Hmmmm, interesting weasel word that ‘proximate’. He should have known what was going on, he should have engineered greater proximity, how else could he have exercised his duties and responsibilities as a senior director?

And what about his noble Lordship, Lord ‘See No Evil, Hear No Evil’ Green, an ordained Tory minister, who has repeatedly refused to answer questions in public about the scandal – citing a “point of principle”. 

Flint added: “Most accountable, I think, are the management in Switzerland. It’s very difficult for people outside Switzerland to get any access to the detailed account-level information in Switzerland. That’s something only the management on the ground can have access to for all the privacy and secrecy reasons...”

With very little respect, that is not good enough!  As Chairman, you are bloody well entitled to know, you ought to know and you should have demanded to know. Not asking taints you and your actions deeply, you are complicit sir,!

Having bamboozled the Parliamentary Select Committee, and not being likely to face any kind of investigation from the FCA, it would seem that HSBC Board members may feel that they have avoided the worst kind of allegation which would under most other circumstances have caused resignations.

Directors of the kidney of HSBC men do not rise to their exalted heights by readily admitting their culpability!

So, instead of adopting a more humbled stance and expressing contrition at the way in which they and their senior executives have behaved in recent years, they have behaved like a spoilt child, thrown an enormous hissy-fit, and started to threaten to relocate their non-retail business to a jurisdiction where they won’t have to comply with a series of regulations designed to make their risky business activities, less likely to bring the entire financial house down, in the event of an adverse market reaction. 

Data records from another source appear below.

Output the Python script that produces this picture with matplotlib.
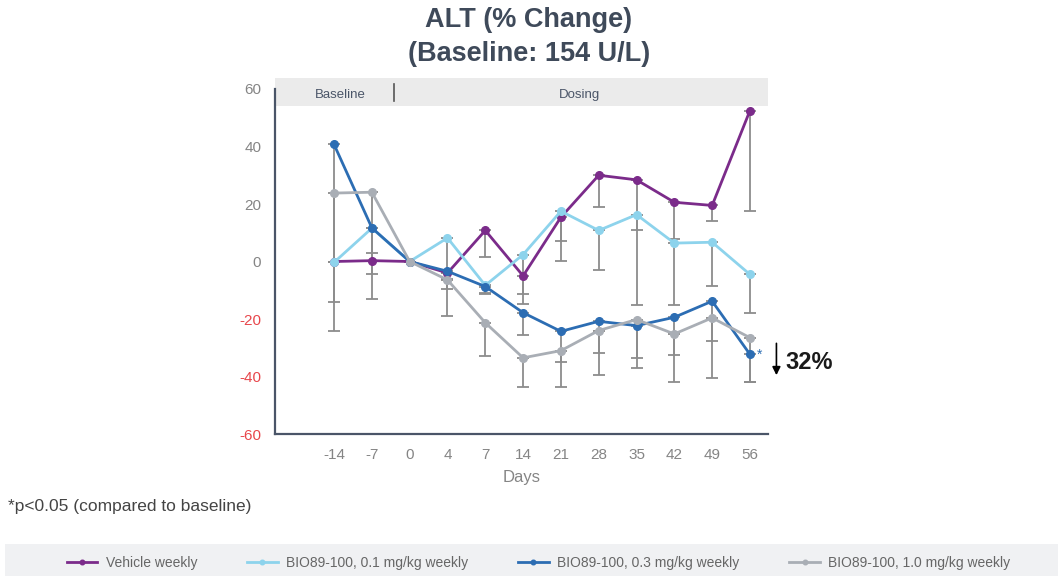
import matplotlib
matplotlib.use('Agg')
import matplotlib.pyplot as plt
from matplotlib.patches import Rectangle

plt.rcParams['font.family'] = ['Liberation Sans', 'DejaVu Sans']
plt.rcParams['axes.unicode_minus'] = False

days = ['-14', '-7', '0', '4', '7', '14', '21', '28', '35', '42', '49', '56']

vehicle = [0, 0.3, 0, -4, 10.8, -5, 15.4, 30, 28.4, 20.6, 19.5, 52.5]
dose_01 = [-0.3, 11.6, 0, 8.2, -8.3, 2.4, 17.5, 10.8, 16.3, 6.4, 6.7, -4.5]
dose_03 = [40.7, 11.7, 0, -3.4, -8.7, -17.8, -24.3, -20.8, -22.3, -19.4, -13.8, -32.3]
dose_10 = [23.8, 24.1, 0, -6.4, -21.3, -33.5, -31, -24, -20.2, -25.2, -19.6, -26.5]

# lower end of each error bar (bars only drawn downward)
vehicle_lo = [0, 0.3, 0, -4, 1.5, -11.2, 7.3, 18.9, 10.8, 8, 14, 17.7]
dose_01_lo = [-0.3, 2.8, 0, -9.6, -11.3, -14.8, 0.3, -2.9, -15, -15, -8.5, -18]
dose_03_lo = [-24, -4.5, 0, -6, -11, -25.4, -34.8, -31.9, -33.6, -32.5, -27.7, -42]
dose_10_lo = [-14, -13, 0, -19.1, -33, -43.7, -43.5, -39.4, -37.2, -42, -40.5, -42]

labels = ['Vehicle weekly', 'BIO89-100, 0.1 mg/kg weekly',
          'BIO89-100, 0.3 mg/kg weekly', 'BIO89-100, 1.0 mg/kg weekly']
colors = ['#7B2B8A', '#8DD3EC', '#2C6DB3', '#A9AEB5']

fig = plt.figure(figsize=(10.58, 5.76), dpi=100)
ax = fig.add_axes([0.26, 0.2465, 0.466, 0.599])

x = list(range(len(days)))
series = [(vehicle, vehicle_lo), (dose_01, dose_01_lo), (dose_03, dose_03_lo), (dose_10, dose_10_lo)]

for (vals, lo), c in zip(series, colors):
    err = [[v - l for v, l in zip(vals, lo)], [0] * len(vals)]
    ax.errorbar(x, vals, yerr=err, fmt='none', ecolor='#8C8C8C', elinewidth=1.3,
                capsize=4, capthick=1.3, zorder=1)

handles = []
for (vals, lo), c, lab in zip(series, colors, labels):
    h, = ax.plot(x, vals, color=c, lw=2, marker='o', ms=5.5, label=lab, zorder=3)
    handles.append(h)

ax.set_xlim(-1.56, 11.48)
ax.set_ylim(-60, 60)
ax.set_yticks([-60, -40, -20, 0, 20, 40, 60])
ax.set_xticks(x)
ax.set_xticklabels(days)
ax.tick_params(length=0, labelsize=11, colors='#858585', pad=10)
for t in ax.get_yticklabels():
    if t.get_text().startswith('-'):
        t.set_color('#E8474C')
ax.set_xlabel('Days', fontsize=12, color='#858585', labelpad=6)

for s in ['top', 'right']:
    ax.spines[s].set_visible(False)
for s in ['left', 'bottom']:
    ax.spines[s].set_color('#4A5568')
    ax.spines[s].set_linewidth(1.6)

# header band
ax.add_patch(Rectangle((0, 0.951), 1, 0.082, transform=ax.transAxes,
                       facecolor='#EBEBEB', edgecolor='none', clip_on=False, zorder=0))
ax.plot([1.59, 1.59], [0.965, 1.015], transform=ax.get_xaxis_transform(),
        color='#555555', lw=1.2, clip_on=False)
ax.text(0.16, 0.982, 'Baseline', transform=ax.get_xaxis_transform(), ha='center',
        va='center', fontsize=9.5, color='#4A5568')
ax.text(6.5, 0.982, 'Dosing', transform=ax.get_xaxis_transform(), ha='center',
        va='center', fontsize=9.5, color='#4A5568')

# annotation
ax.text(11.25, -32.3, '*', color='#2C6DB3', fontsize=10, ha='center', va='center', clip_on=False)
ax.annotate('', xy=(11.7, -40.5), xytext=(11.7, -27.5),
            arrowprops=dict(arrowstyle='-|>', color='black', lw=1.2, mutation_scale=12),
            annotation_clip=False)
ax.text(11.95, -35, '32%', fontsize=17, fontweight='bold',
        color='#1A1A1A', ha='left', va='center', clip_on=False)

fig.text(0.5, 0.935, 'ALT (% Change)\n(Baseline: 154 U/L)', ha='center', va='center',
         fontsize=19.5, fontweight='bold', color='#3F4A5A', linespacing=1.4)

fig.text(0.008, 0.12, '*p<0.05 (compared to baseline)', fontsize=12.5, color='#444444',
         ha='left', va='center')

# legend band
fig.patches.append(Rectangle((0.005, 0.0), 0.995, 0.055, transform=fig.transFigure,
                             facecolor='#F0F1F3', edgecolor='none', zorder=0))
leg = fig.legend(handles=handles, loc='center', bbox_to_anchor=(0.509, 0.022), ncol=4,
                 frameon=False, fontsize=10, handlelength=2.2, columnspacing=3.6,
                 markerscale=0.6, handletextpad=0.6)
for t in leg.get_texts():
    t.set_color('#666666')

fig.savefig('out.png', dpi=100)
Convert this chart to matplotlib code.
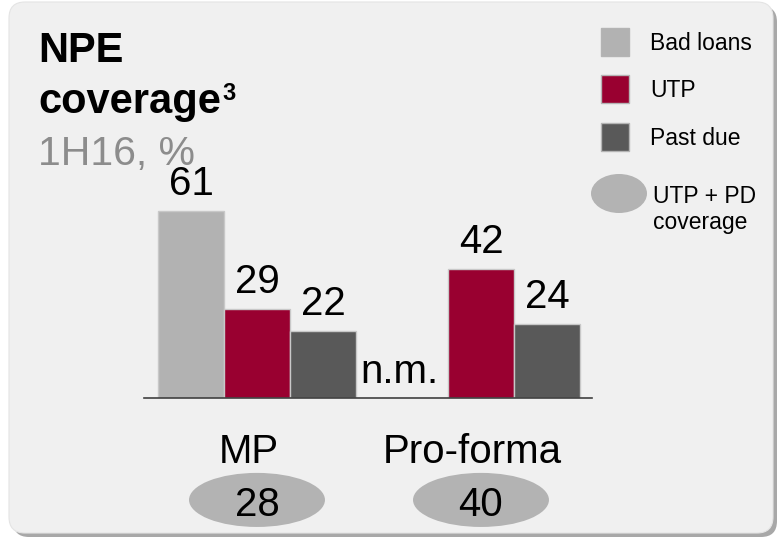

What this demonstrates is that the basic commercial culture of HSBC is designed to avoid as many prudential regulatory requirements as possible, because, presumably, they get in the way of the bank’s ability to make money, quickly, easily and without too many awkward questions being asked!

The reason we have bank regulations is to keep the banks honest, or as honest as it is possible to get. The aim is to ensure that they do not have a sudden rush of blood to the head and run out and stick the entire Treasury reserve on red at the casino in Monte Carlo, or short every trade on the New York Stock Exchange Big Board in an attempt to undermine the market.

Most banks know this, and despite having spent a lot of money with their lawyers and PR advisers trying to oppose these regulatory changes, they will grudgingly fall in line in time.
Not so HSBC it seems.

Well, frankly, if HSBC wants to relocate its HQ to some Asian centre, good luck to them and good riddance.

The reason why I suspect the move is going to be very difficult to achieve is because I seriously doubt that many of the senior executives’ wives will be very happy about relocating to Hong Kong for the foreseeable future, and live under the benign control of the PRC.

Can you imagine what it will be like for these gilded and privileged individuals to be forced to move out of their Notting Hill enclaves and take up residence in some crowded Hong Kong high rise apartment? I mean there is a limit to the amount of Sushi and lemon chicken one can consume!

By setting this rabbit running, HSBC have made a strong public statement that they have no interest in doing business in a regulated business environment and are about to engage in an exercise in regulatory arbitrage.

They, like other banks, are beginning to discover that they cannot make the same level of profit working in a firmly regulated financial arena, so they must look around for a less-regulated environment, where they can engage in their anomic conduct to their heart’s content.

The air will be a lot sweeter without them!